**Data lines**
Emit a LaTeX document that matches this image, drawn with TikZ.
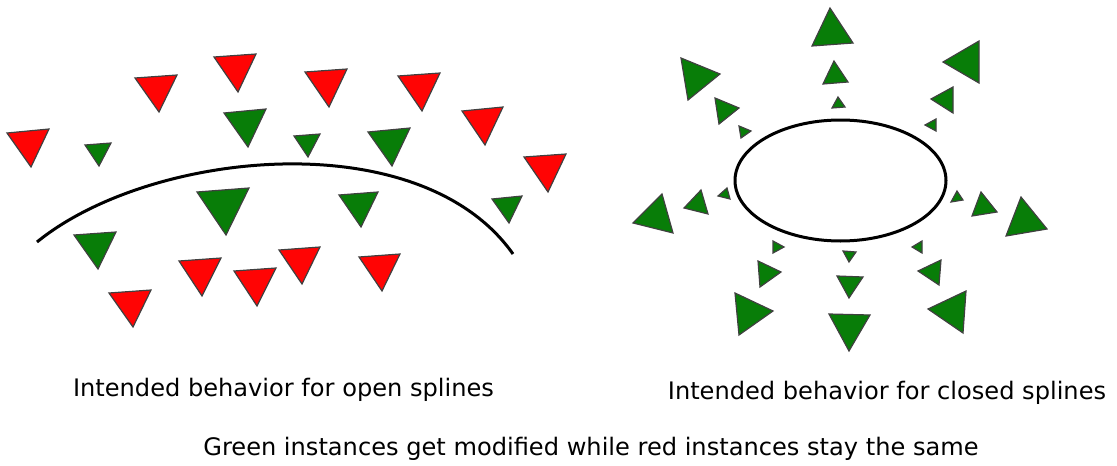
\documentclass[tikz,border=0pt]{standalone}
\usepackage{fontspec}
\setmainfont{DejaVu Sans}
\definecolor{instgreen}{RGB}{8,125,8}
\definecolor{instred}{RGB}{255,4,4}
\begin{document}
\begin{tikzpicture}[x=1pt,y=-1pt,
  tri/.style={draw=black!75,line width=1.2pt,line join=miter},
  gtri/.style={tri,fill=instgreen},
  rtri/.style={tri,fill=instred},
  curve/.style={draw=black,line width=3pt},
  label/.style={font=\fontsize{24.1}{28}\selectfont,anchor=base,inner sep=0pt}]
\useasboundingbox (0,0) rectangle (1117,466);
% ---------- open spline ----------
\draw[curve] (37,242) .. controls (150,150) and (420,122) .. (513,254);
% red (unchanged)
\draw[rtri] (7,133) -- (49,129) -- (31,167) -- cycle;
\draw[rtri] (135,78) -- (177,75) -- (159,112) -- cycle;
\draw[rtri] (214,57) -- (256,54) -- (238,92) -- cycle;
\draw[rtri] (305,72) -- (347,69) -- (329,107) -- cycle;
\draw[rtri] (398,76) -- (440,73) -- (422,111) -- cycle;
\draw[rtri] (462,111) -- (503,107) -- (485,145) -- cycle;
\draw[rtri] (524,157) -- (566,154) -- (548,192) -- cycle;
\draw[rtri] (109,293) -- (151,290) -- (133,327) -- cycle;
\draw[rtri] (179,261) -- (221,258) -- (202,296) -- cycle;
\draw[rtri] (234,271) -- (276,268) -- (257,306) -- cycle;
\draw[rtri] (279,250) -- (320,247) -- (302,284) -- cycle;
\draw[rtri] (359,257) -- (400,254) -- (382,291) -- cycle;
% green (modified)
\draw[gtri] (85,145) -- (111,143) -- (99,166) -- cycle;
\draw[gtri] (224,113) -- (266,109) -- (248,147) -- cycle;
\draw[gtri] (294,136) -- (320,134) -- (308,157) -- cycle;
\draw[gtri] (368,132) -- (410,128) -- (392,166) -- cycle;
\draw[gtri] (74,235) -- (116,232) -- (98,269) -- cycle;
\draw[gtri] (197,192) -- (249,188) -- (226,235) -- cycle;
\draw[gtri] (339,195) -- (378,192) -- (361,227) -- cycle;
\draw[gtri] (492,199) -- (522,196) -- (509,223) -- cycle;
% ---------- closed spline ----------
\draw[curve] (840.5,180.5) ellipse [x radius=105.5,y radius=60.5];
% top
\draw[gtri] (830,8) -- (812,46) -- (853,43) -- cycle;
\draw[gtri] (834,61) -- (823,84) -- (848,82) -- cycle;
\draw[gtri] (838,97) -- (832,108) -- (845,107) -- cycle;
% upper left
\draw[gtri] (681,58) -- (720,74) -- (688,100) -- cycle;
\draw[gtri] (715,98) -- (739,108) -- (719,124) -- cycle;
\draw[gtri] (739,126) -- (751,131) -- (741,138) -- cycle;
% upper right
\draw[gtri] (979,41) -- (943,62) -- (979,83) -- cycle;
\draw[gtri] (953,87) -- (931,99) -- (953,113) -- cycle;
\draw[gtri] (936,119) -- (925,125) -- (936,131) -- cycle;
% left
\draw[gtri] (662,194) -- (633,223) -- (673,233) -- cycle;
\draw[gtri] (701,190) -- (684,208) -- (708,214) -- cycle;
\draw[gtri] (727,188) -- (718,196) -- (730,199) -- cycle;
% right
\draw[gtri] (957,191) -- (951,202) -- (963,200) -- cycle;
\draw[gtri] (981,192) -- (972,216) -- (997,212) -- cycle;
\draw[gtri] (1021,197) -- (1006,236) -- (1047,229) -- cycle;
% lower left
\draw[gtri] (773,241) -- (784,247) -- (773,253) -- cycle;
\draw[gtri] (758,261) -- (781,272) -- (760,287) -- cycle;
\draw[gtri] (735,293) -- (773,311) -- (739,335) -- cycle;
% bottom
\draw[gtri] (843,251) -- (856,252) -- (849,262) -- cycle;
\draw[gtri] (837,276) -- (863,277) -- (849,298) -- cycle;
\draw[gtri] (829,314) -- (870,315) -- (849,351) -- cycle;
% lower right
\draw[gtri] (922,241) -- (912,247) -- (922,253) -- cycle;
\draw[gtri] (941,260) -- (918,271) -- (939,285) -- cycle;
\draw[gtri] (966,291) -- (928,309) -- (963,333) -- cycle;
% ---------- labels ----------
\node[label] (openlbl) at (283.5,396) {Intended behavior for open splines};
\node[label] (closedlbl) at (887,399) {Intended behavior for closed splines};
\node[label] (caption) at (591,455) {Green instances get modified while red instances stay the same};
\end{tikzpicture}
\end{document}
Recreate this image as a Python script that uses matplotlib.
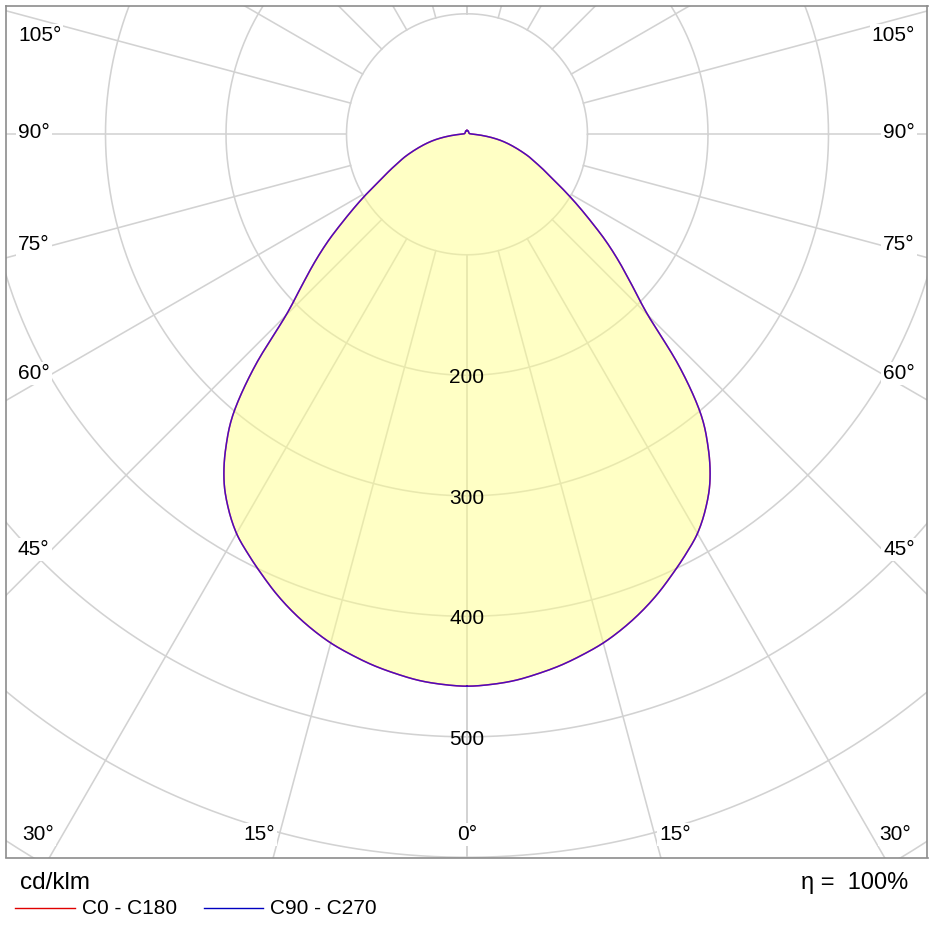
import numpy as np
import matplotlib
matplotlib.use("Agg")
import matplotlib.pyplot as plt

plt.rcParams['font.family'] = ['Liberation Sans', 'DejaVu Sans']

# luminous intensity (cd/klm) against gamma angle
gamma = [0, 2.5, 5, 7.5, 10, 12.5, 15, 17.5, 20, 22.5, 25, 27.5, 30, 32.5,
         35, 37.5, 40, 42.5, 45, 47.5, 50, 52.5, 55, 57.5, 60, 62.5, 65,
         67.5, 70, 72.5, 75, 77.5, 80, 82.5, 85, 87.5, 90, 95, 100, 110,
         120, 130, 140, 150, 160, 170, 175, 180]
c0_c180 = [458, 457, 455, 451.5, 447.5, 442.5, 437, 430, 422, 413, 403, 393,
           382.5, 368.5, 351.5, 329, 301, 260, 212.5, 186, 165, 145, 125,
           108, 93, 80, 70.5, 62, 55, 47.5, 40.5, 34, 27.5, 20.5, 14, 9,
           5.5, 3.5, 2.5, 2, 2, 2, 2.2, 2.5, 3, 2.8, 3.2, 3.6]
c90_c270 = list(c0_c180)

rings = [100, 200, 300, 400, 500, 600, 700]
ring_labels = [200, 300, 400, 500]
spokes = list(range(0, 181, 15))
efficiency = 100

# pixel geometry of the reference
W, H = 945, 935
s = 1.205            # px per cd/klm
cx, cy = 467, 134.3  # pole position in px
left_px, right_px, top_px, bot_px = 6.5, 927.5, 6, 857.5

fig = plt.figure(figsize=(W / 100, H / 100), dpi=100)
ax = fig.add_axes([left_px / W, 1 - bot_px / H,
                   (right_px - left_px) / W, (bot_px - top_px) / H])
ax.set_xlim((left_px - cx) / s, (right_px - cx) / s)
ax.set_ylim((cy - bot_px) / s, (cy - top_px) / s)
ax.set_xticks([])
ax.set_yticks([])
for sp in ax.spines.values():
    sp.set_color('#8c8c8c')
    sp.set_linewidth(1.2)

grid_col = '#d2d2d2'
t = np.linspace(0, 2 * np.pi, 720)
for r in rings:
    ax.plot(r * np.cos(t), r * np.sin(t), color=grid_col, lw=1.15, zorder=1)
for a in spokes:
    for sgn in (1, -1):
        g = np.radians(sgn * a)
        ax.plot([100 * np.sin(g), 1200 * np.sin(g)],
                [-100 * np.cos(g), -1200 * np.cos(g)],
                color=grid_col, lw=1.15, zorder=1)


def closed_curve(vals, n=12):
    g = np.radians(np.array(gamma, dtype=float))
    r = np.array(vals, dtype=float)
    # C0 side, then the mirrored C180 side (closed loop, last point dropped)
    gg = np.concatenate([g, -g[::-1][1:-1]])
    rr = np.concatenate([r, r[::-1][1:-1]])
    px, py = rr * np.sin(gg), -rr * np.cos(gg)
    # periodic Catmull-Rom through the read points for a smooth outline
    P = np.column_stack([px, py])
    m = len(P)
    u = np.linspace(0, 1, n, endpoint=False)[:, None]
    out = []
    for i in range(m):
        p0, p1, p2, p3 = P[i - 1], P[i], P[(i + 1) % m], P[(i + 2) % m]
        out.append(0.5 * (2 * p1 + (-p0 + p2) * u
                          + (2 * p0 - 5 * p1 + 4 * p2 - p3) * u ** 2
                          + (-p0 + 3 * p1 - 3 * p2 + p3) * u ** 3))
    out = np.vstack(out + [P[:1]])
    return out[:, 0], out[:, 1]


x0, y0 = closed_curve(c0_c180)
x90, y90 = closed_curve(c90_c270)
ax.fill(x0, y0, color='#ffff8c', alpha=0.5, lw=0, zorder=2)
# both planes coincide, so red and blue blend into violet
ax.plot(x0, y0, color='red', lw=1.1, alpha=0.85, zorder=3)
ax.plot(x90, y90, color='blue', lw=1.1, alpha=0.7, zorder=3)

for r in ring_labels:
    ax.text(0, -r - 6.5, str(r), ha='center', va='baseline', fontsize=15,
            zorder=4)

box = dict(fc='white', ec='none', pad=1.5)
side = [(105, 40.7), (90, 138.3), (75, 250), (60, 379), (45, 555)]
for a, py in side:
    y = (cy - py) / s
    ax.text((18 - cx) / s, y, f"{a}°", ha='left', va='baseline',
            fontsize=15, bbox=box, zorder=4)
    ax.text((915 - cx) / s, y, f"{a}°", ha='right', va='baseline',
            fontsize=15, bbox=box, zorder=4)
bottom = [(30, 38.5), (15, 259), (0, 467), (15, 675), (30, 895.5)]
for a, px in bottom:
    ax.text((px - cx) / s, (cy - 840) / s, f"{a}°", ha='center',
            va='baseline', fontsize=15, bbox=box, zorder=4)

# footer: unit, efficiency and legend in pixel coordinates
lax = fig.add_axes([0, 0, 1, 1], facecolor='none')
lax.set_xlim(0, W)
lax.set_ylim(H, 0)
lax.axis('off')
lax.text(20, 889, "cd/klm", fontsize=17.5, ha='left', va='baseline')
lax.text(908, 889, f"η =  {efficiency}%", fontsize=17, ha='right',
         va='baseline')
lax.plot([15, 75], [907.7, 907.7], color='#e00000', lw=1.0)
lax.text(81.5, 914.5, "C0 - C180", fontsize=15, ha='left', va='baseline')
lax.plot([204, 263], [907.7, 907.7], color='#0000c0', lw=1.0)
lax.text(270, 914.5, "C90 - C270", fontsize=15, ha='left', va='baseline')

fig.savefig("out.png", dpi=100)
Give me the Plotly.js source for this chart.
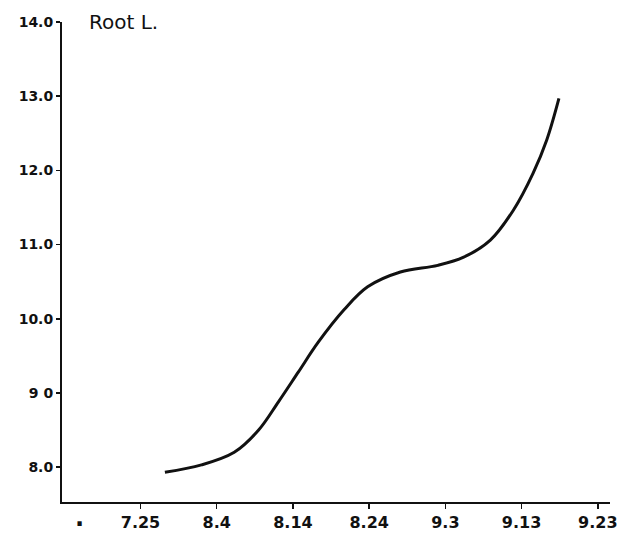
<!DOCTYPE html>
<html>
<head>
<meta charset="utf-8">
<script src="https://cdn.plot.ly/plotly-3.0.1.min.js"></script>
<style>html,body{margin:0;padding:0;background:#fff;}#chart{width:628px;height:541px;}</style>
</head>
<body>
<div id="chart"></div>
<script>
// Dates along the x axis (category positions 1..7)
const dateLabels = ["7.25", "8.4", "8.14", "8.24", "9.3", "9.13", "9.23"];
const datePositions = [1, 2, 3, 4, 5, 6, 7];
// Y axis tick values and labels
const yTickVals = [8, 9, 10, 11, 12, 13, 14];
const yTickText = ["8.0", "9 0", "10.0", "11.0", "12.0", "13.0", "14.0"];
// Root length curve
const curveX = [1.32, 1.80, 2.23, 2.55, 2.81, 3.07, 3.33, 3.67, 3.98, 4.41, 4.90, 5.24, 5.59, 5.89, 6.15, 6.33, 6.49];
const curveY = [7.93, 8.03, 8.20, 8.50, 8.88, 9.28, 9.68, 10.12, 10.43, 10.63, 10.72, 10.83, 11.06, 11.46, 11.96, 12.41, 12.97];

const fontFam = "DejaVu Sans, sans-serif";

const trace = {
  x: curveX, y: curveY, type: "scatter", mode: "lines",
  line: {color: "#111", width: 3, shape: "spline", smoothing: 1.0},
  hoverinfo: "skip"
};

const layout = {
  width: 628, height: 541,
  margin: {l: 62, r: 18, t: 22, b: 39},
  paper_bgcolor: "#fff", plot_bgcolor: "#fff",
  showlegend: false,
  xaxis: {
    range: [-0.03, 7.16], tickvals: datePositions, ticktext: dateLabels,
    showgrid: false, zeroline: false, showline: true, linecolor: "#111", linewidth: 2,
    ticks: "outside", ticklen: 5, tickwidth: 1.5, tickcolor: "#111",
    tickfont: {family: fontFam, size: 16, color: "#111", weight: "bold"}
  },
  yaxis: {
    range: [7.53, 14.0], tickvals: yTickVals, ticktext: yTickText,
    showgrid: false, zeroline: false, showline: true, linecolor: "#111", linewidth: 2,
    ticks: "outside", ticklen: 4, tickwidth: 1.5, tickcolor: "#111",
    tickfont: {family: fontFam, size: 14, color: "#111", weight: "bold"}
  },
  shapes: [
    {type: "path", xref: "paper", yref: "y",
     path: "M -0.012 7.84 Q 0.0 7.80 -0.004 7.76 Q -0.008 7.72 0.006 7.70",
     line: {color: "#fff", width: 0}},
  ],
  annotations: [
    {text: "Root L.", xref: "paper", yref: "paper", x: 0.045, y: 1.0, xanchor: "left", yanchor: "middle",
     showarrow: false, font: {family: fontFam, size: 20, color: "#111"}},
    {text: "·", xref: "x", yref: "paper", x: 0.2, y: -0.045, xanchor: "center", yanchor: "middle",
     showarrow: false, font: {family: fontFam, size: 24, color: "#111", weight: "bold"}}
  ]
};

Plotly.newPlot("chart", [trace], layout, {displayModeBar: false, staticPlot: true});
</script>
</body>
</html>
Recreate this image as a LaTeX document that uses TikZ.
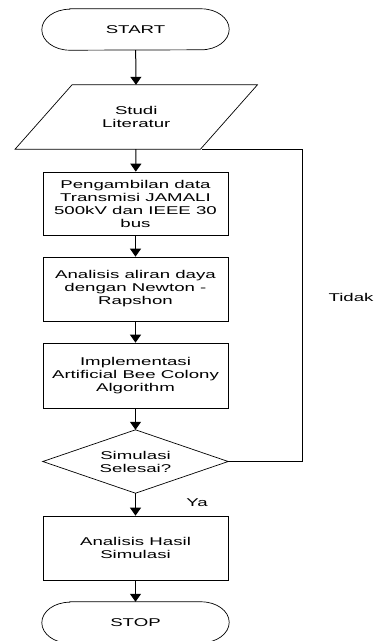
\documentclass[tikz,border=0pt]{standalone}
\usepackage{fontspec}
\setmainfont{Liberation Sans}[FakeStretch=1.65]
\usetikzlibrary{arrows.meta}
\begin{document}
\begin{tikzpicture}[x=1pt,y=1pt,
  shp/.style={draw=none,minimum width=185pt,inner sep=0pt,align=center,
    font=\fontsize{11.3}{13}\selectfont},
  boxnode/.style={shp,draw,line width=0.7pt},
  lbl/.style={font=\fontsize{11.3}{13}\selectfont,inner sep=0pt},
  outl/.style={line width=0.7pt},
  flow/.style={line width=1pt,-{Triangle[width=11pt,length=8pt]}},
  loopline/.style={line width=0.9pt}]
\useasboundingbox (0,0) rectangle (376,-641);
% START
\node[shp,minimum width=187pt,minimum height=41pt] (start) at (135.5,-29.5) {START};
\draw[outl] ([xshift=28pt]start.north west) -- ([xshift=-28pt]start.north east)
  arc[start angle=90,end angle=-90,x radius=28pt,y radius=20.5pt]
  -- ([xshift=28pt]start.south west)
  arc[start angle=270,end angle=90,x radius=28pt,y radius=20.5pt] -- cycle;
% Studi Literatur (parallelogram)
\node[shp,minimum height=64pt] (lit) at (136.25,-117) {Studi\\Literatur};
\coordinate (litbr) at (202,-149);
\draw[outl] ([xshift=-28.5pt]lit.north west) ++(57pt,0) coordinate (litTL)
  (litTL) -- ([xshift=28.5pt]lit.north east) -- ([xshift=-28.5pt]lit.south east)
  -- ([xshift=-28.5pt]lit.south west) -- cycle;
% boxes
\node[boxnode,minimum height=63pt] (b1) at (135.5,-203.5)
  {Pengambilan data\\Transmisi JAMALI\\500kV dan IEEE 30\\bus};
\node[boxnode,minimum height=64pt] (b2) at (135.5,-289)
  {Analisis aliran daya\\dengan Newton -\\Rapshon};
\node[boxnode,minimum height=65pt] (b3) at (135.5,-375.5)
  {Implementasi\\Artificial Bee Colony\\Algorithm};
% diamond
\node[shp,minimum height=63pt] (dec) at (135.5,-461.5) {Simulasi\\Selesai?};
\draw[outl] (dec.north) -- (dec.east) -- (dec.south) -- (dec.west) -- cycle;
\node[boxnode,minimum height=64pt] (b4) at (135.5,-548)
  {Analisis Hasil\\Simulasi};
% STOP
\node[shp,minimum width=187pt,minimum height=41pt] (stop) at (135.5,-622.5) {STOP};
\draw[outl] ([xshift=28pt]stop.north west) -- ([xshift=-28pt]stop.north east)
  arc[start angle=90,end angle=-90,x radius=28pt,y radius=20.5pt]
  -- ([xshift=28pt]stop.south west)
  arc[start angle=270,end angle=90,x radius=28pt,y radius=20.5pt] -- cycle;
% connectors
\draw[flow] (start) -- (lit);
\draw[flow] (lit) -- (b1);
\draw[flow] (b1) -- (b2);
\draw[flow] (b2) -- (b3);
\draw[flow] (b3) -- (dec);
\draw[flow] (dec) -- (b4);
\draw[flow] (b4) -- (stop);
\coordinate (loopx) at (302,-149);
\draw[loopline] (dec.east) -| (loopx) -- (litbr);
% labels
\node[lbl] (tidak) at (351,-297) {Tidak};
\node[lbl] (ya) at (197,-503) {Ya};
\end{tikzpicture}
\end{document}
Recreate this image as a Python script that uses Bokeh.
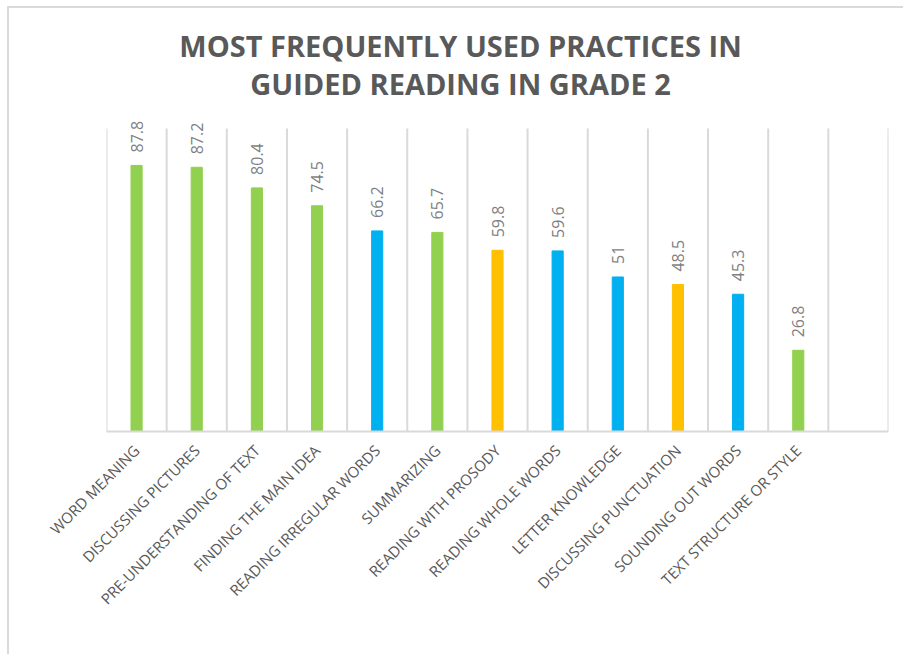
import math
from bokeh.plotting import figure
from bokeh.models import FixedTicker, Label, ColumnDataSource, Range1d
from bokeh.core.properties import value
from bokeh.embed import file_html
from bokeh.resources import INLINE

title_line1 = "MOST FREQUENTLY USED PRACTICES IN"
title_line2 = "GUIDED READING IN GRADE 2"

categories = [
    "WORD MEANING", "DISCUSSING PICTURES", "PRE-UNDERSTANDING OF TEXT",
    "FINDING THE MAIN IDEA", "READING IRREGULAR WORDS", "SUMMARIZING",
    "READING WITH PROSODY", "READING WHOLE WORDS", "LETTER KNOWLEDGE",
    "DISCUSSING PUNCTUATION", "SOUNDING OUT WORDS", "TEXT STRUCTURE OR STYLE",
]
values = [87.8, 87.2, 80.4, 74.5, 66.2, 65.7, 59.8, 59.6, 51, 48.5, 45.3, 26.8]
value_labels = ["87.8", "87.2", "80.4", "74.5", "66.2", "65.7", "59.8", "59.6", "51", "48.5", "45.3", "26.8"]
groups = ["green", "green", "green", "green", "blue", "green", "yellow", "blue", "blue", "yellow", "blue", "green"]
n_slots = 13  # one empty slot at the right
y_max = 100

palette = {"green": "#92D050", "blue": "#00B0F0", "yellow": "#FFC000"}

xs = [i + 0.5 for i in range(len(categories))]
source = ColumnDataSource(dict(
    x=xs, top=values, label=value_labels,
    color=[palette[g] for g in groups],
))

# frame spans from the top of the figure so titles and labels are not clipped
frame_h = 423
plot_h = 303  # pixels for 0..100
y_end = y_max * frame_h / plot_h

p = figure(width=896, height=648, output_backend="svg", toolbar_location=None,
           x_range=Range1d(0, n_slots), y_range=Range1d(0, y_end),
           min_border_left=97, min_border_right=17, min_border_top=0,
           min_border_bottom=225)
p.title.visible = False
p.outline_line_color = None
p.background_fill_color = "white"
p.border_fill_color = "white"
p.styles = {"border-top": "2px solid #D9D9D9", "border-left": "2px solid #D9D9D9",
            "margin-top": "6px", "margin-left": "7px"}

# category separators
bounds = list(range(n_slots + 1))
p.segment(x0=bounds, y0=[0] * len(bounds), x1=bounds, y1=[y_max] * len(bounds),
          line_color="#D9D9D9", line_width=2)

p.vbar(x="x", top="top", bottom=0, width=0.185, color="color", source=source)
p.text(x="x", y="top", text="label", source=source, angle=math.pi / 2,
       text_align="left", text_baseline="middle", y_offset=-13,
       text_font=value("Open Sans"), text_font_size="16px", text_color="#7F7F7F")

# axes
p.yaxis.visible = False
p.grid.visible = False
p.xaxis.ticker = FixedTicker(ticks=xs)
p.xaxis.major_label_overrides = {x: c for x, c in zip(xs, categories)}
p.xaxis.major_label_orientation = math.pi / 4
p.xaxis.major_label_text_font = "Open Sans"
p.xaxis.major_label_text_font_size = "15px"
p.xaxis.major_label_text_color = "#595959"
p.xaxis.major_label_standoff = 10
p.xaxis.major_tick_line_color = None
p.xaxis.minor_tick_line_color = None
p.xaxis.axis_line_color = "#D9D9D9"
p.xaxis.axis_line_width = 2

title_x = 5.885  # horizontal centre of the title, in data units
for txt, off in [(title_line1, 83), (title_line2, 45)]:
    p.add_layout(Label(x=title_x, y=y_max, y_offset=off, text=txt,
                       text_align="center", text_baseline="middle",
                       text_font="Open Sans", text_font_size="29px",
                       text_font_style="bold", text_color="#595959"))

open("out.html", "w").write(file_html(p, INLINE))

**Problem**
Above are some entries; copy exactly the lines from the line with "Recreate this image as a Python script that uses matplotlib." through the line with "plt.rcParams['font.family'] = ['Liberation", both included, but none of the pictures.

**Answer to this problem**
Recreate this image as a Python script that uses matplotlib.
import numpy as np
import matplotlib
matplotlib.use("Agg")
import matplotlib.pyplot as plt

plt.rcParams['font.family'] = ['Liberation Sans', 'DejaVu Sans']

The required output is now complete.